** Supplied data **
* Begin *
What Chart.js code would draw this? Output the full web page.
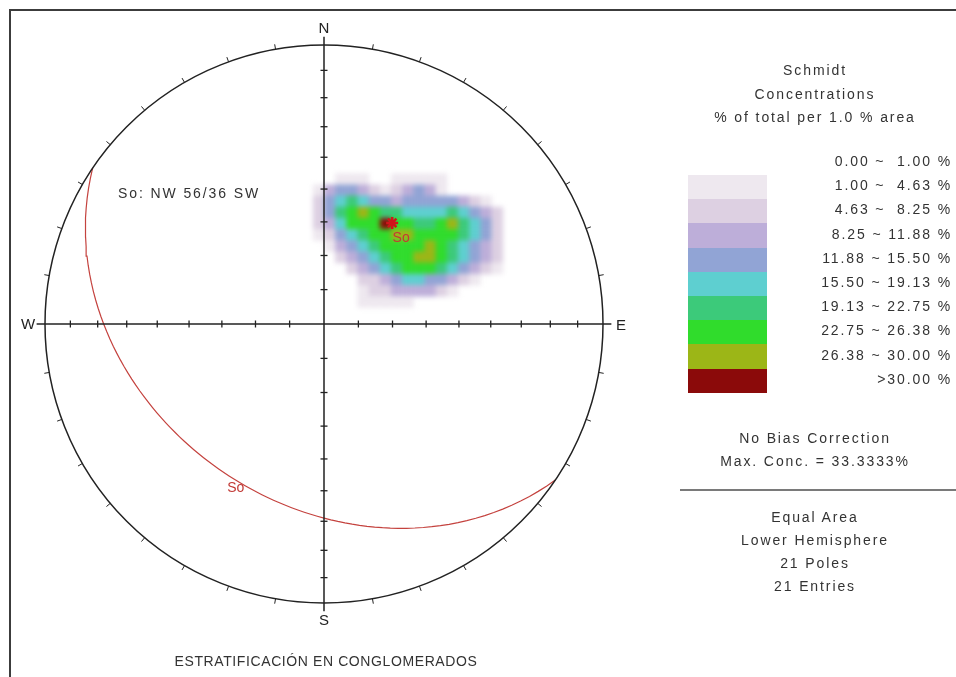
<!DOCTYPE html>
<html>
<head>
<meta charset="utf-8">
<script src="https://cdn.jsdelivr.net/npm/chart.js@4.4.1/dist/chart.umd.min.js"></script>
<style>
    body { margin: 0; background: #fff; overflow: hidden; }
    #wrap { position: relative; width: 956px; height: 677px; overflow: hidden;
            font-family: "Liberation Sans", Arial, sans-serif; color: #333; }
    #frame { position: absolute; left: 9px; top: 9px; width: 1000px; height: 1000px; border: 2px solid #3c3c3c; }
    #net { position: absolute; left: 0; top: 0; }
    .t { position: absolute; font-size: 14px; line-height: 16px; letter-spacing: 1.9px; white-space: pre; }
    .c { left: 680px; width: 270px; text-align: center; }
    .r { right: 4px; text-align: right; }
    .sw { position: absolute; left: 688px; width: 79px; }
    #sep { position: absolute; left: 680px; top: 489px; width: 276px; height: 2px; background: #7a7a7a; }
</style>
</head>
<body>
<div id="wrap">
    <div id="frame"></div>
    <canvas id="net" width="956" height="677"></canvas>
    <div id="sep"></div>
</div>
<script>
// Panel texts
const panelTitle = ['Schmidt', 'Concentrations', '% of total per 1.0 % area'];
const classLabels = ['0.00 ~  1.00 %', '1.00 ~  4.63 %', '4.63 ~  8.25 %', '8.25 ~ 11.88 %', '11.88 ~ 15.50 %',
    '15.50 ~ 19.13 %', '19.13 ~ 22.75 %', '22.75 ~ 26.38 %', '26.38 ~ 30.00 %', '>30.00 %'];
// first class (0 - 1 %) is left blank
const classColors = ['#ffffff', '#eee8ef', '#ddd0e2', '#bdaed9', '#91a4d5', '#5ecfd0', '#3cca7a', '#30dc2c', '#9cb617', '#8b0a0a'];
const statsTop = ['No Bias Correction', 'Max. Conc. = 33.3333%'];
const statsBottom = ['Equal Area', 'Lower Hemisphere', '21 Poles', '21 Entries'];
const planeText = 'So: NW 56/36 SW';
const chartTitle = 'ESTRATIFICACIÓN EN CONGLOMERADOS';

// Plane So (dip direction / dip, degrees)
const planeDipDir = 214;
const planeDip = 36;

// Dips marked along the N-S and W-E diameters
const axisTickDips = [80, 70, 60, 50, 40, 30, 20, 10];

// Density grid (equal-area coords, net radius = 1), one digit = class index
const gridX0 = -0.04;
const gridY0 = 0.58;
const gridStep = 0.04;
const densityRows = [
    '000000000000000000',
    '001110011111000000',
    '134432123431000000',
    '245654434444432100',
    '246787665555654320',
    '235777977667865420',
    '124567788777765420',
    '013456777787654320',
    '002345677887654320',
    '000234567776543210',
    '000022345544321000',
    '000012233332100000',
    '000011111000000000',
    '000000000000000000'
];

const rad = d => d * Math.PI / 180;
// Equal-area projection of a line (trend, plunge)
const project = (trend, plunge) => {
    const r = Math.SQRT2 * Math.sin(rad(90 - plunge) / 2);
    return { x: r * Math.sin(rad(trend)), y: r * Math.cos(rad(trend)) };
};

// Great circle of So: lines lying in the plane
const greatCircle = [];
for (let t = -90; t <= 90; t += 2) {
    const p = Math.atan(Math.tan(rad(planeDip)) * Math.cos(rad(t))) * 180 / Math.PI;
    greatCircle.push(project(planeDipDir + t, p));
}
const pole = project(planeDipDir - 180, 90 - planeDip);

const ewTicks = [];
const nsTicks = [];
axisTickDips.forEach(d => {
    const r = project(0, d).y;
    ewTicks.push({ x: r, y: 0 }, { x: -r, y: 0 });
    nsTicks.push({ x: 0, y: r }, { x: 0, y: -r });
});

// Side panel
const wrap = document.getElementById('wrap');
const addText = (txt, cls, y, extra) => {
    const d = document.createElement('div');
    d.className = 't ' + cls;
    d.style.top = (y - 8) + 'px';
    if (extra) Object.assign(d.style, extra);
    d.textContent = txt;
    wrap.appendChild(d);
};
panelTitle.forEach((s, i) => addText(s, 'c', 70 + i * 23.5));
classLabels.forEach((s, i) => addText(s, 'r', 161 + i * 24.2));
classColors.slice(1).forEach((col, i) => {
    const d = document.createElement('div');
    d.className = 'sw';
    d.style.top = (175 + i * 24.2) + 'px';
    d.style.height = '24.6px';
    d.style.background = col;
    wrap.appendChild(d);
});
statsTop.forEach((s, i) => addText(s, 'c', 438 + i * 23));
statsBottom.forEach((s, i) => addText(s, 'c', 517 + i * 23));
addText(planeText, '', 193, { left: '118px' });
addText(chartTitle, '', 661, { left: '60px', width: '532px', textAlign: 'center', letterSpacing: '0.6px' });

const netPlugin = {
    id: 'net',
    beforeDatasetsDraw(chart) {
        const xs = chart.scales.x, ys = chart.scales.y, ctx = chart.ctx;
        const off = document.createElement('canvas');
        off.width = chart.canvas.width;
        off.height = chart.canvas.height;
        const o = off.getContext('2d');
        densityRows.forEach((row, r) => {
            [...row].forEach((ch, c) => {
                const lvl = +ch;
                if (!lvl) return;
                const x0 = gridX0 + c * gridStep, y0 = gridY0 - r * gridStep;
                const px0 = xs.getPixelForValue(x0), px1 = xs.getPixelForValue(x0 + gridStep);
                const py0 = ys.getPixelForValue(y0), py1 = ys.getPixelForValue(y0 - gridStep);
                o.fillStyle = classColors[lvl];
                o.fillRect(px0, py0, px1 - px0 + 0.5, py1 - py0 + 0.5);
            });
        });
        ctx.save();
        ctx.filter = 'blur(2.5px)';
        ctx.drawImage(off, 0, 0);
        ctx.restore();
    },
    afterDatasetsDraw(chart) {
        const xs = chart.scales.x, ys = chart.scales.y, ctx = chart.ctx;
        const cx = xs.getPixelForValue(0), cy = ys.getPixelForValue(0);
        const R = xs.getPixelForValue(1) - cx;
        ctx.save();
        // primitive circle
        ctx.strokeStyle = '#222';
        ctx.lineWidth = 1.5;
        ctx.beginPath();
        ctx.arc(cx, cy, R, 0, Math.PI * 2);
        ctx.stroke();
        // 10 degree ticks
        ctx.lineWidth = 1;
        for (let az = 10; az < 360; az += 10) {
            if (az % 90 === 0) continue;
            const s = Math.sin(rad(az)), c = Math.cos(rad(az));
            ctx.beginPath();
            ctx.moveTo(cx + R * s, cy - R * c);
            ctx.lineTo(cx + (R + 5) * s, cy - (R + 5) * c);
            ctx.stroke();
        }
        // cardinal letters
        ctx.fillStyle = '#222';
        ctx.font = '15px "Liberation Sans", Arial, sans-serif';
        ctx.textAlign = 'center';
        ctx.textBaseline = 'middle';
        ctx.fillText('N', cx, cy - R - 16);
        ctx.fillText('S', cx, cy + R + 18);
        ctx.fillText('W', cx - R - 17, cy + 1);
        ctx.fillText('E', cx + R + 18, cy + 2);
        // So labels
        ctx.fillStyle = '#c23a36';
        ctx.font = '14px "Liberation Sans", Arial, sans-serif';
        const pp = { x: xs.getPixelForValue(pole.x), y: ys.getPixelForValue(pole.y) };
        ctx.fillText('So', pp.x + 9, pp.y + 15);
        const gp = greatCircle[42];
        ctx.fillText('So', xs.getPixelForValue(gp.x) - 4, ys.getPixelForValue(gp.y) + 6);
        ctx.restore();
    }
};

new Chart(document.getElementById('net'), {
    type: 'scatter',
    data: {
        datasets: [
            { label: 'W-E', data: [{ x: -1.03, y: 0 }, { x: 1.03, y: 0 }], showLine: true,
              borderColor: '#222', borderWidth: 1.5, pointRadius: 0, clip: false },
            { label: 'N-S', data: [{ x: 0, y: 1.03 }, { x: 0, y: -1.03 }], showLine: true,
              borderColor: '#222', borderWidth: 1.5, pointRadius: 0, clip: false },
            { label: 'W-E ticks', data: ewTicks, pointStyle: 'line', pointRotation: 90, pointRadius: 3.5,
              borderColor: '#222', borderWidth: 1.3, clip: false },
            { label: 'N-S ticks', data: nsTicks, pointStyle: 'line', pointRotation: 0, pointRadius: 3.5,
              borderColor: '#222', borderWidth: 1.3, clip: false },
            { label: 'So', data: greatCircle, showLine: true, borderColor: '#c4423e', borderWidth: 1.2,
              pointRadius: 0, tension: 0, clip: false },
            { label: 'Pole So', data: [pole], pointStyle: 'star', pointRadius: 6,
              borderColor: '#d0141a', backgroundColor: '#d0141a', borderWidth: 2.5 }
        ]
    },
    options: {
        responsive: false,
        animation: false,
        events: [],
        layout: { padding: { left: 45, right: 353, top: 45, bottom: 74 } },
        scales: {
            x: { type: 'linear', min: -1, max: 1, display: false },
            y: { type: 'linear', min: -1, max: 1, display: false }
        },
        plugins: { legend: { display: false }, tooltip: { enabled: false } }
    },
    plugins: [netPlugin]
});
</script>
</body>
</html>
* End *
** Task objective **
Exactly as written, please give again the lines from the beginning of the listing through the line containing "const chartTitle = 'ESTRATIFICACIÓN", inclusive, without any pictures.

** Solved problem **
What Chart.js code would draw this? Output the full web page.
<!DOCTYPE html>
<html>
<head>
<meta charset="utf-8">
<script src="https://cdn.jsdelivr.net/npm/chart.js@4.4.1/dist/chart.umd.min.js"></script>
<style>
    body { margin: 0; background: #fff; overflow: hidden; }
    #wrap { position: relative; width: 956px; height: 677px; overflow: hidden;
            font-family: "Liberation Sans", Arial, sans-serif; color: #333; }
    #frame { position: absolute; left: 9px; top: 9px; width: 1000px; height: 1000px; border: 2px solid #3c3c3c; }
    #net { position: absolute; left: 0; top: 0; }
    .t { position: absolute; font-size: 14px; line-height: 16px; letter-spacing: 1.9px; white-space: pre; }
    .c { left: 680px; width: 270px; text-align: center; }
    .r { right: 4px; text-align: right; }
    .sw { position: absolute; left: 688px; width: 79px; }
    #sep { position: absolute; left: 680px; top: 489px; width: 276px; height: 2px; background: #7a7a7a; }
</style>
</head>
<body>
<div id="wrap">
    <div id="frame"></div>
    <canvas id="net" width="956" height="677"></canvas>
    <div id="sep"></div>
</div>
<script>
// Panel texts
const panelTitle = ['Schmidt', 'Concentrations', '% of total per 1.0 % area'];
const classLabels = ['0.00 ~  1.00 %', '1.00 ~  4.63 %', '4.63 ~  8.25 %', '8.25 ~ 11.88 %', '11.88 ~ 15.50 %',
    '15.50 ~ 19.13 %', '19.13 ~ 22.75 %', '22.75 ~ 26.38 %', '26.38 ~ 30.00 %', '>30.00 %'];
// first class (0 - 1 %) is left blank
const classColors = ['#ffffff', '#eee8ef', '#ddd0e2', '#bdaed9', '#91a4d5', '#5ecfd0', '#3cca7a', '#30dc2c', '#9cb617', '#8b0a0a'];
const statsTop = ['No Bias Correction', 'Max. Conc. = 33.3333%'];
const statsBottom = ['Equal Area', 'Lower Hemisphere', '21 Poles', '21 Entries'];
const planeText = 'So: NW 56/36 SW';
const chartTitle = 'ESTRATIFICACIÓN EN CONGLOMERADOS';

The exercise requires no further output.